Analysis
On April 10, 2026, maintainers of Marimo — the popular open-source Python notebook — published an advisory for CVE-2026-39987, a pre-authenticated remote code execution vulnerability scoring 9.3 on CVSS. Less than ten hours later, exploitation was observed in the wild, with attackers deploying a new variant of the cross-platform NKAbuse malware family onto compromised hosts.
The vulnerability
CVE-2026-39987 allows an unauthenticated remote attacker to execute arbitrary code on any reachable Marimo notebook server. Because Marimo is commonly exposed on internal developer machines, CI runners, and increasingly on managed notebook platforms, the effective attack surface is considerably wider than the "just a notebook tool" framing suggests.

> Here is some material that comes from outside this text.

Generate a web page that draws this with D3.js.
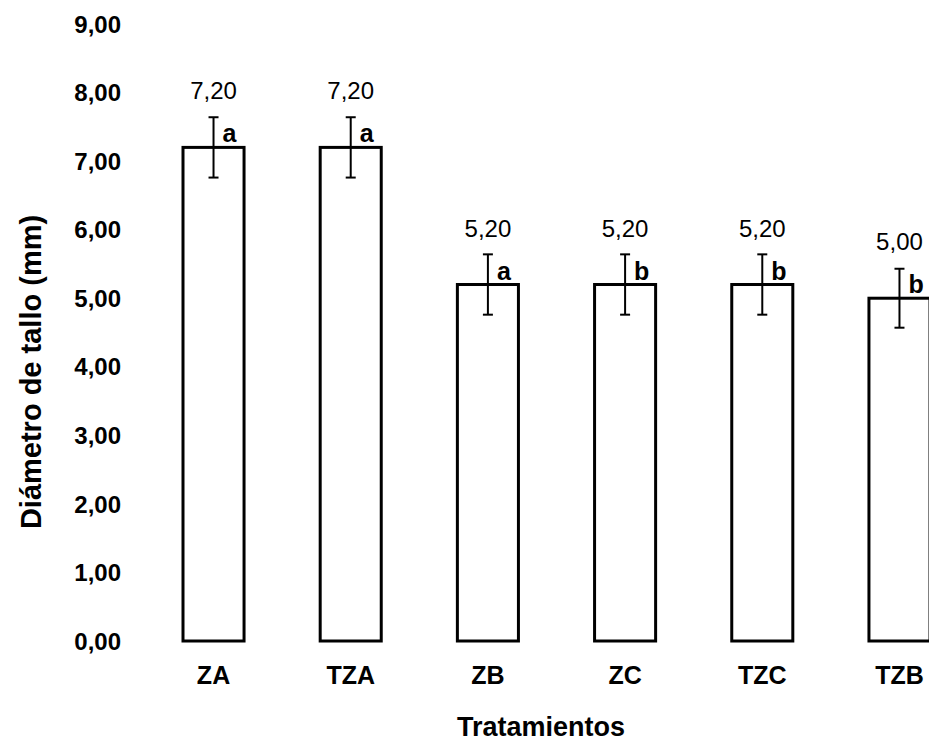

Ten hours from advisory to exploitation
The time-to-exploitation window is the part of this story worth internalizing. Ten hours is not enough time to:
- Wait for the next weekly patch cycle.
- Route a fix through a multi-team change advisory board.
- Regression-test the patch across a full CI matrix.
- Work through a backlog of dependency advisories.
It is, however, more than enough time for an attacker with a working proof-of-concept to scan the public internet and common internal exposure patterns, drop a payload, and establish persistence. If your incident response playbook implicitly assumes days rather than hours, that assumption will be tested at every subsequent zero-day.
"Ten hours" is the new planning baseline for any pre-auth RCE with a working PoC. Build the pipeline for that, not for the leisurely case.
Who is affected
Any organization running Marimo as part of its data science, research, or ML development workflow should assume exposure until proven otherwise. Particular attention:
- Shared notebook servers reachable on internal networks without strict ingress controls.
- CI runners that invoke Marimo during build or test stages.
- Container images baked with Marimo for reproducible research environments.
- Developer laptops running a local notebook server bound to a non-loopback interface.
Mitigation
Upgrade to the patched release identified in the upstream advisory. Until that upgrade is verified across all deployments, at minimum:
- Remove external network exposure — close the port, add a WAF rule, or shut down non-essential instances.
- Inspect outbound network logs for connections matching NKAbuse command-and-control patterns.
- Audit process trees, systemd units, and cron entries on Marimo hosts for unexpected persistence.
- Rotate any credentials that may have been accessible from the Marimo process environment.
The broader pattern
This incident is not an outlier. The velocity of exploitation for publicly disclosed pre-auth vulnerabilities has been compressing for years — from months, to weeks, to days, and now to hours. The defensive implication is unavoidable: organizations that ship code without continuous software composition analysis, a live vulnerability management pipeline, and a rehearsed patch workflow are, on any given day, one CVE publication away from a public incident.
If you have not recently verified your SCA coverage across Python environments — including notebook tooling — this week is a reasonable time to do so.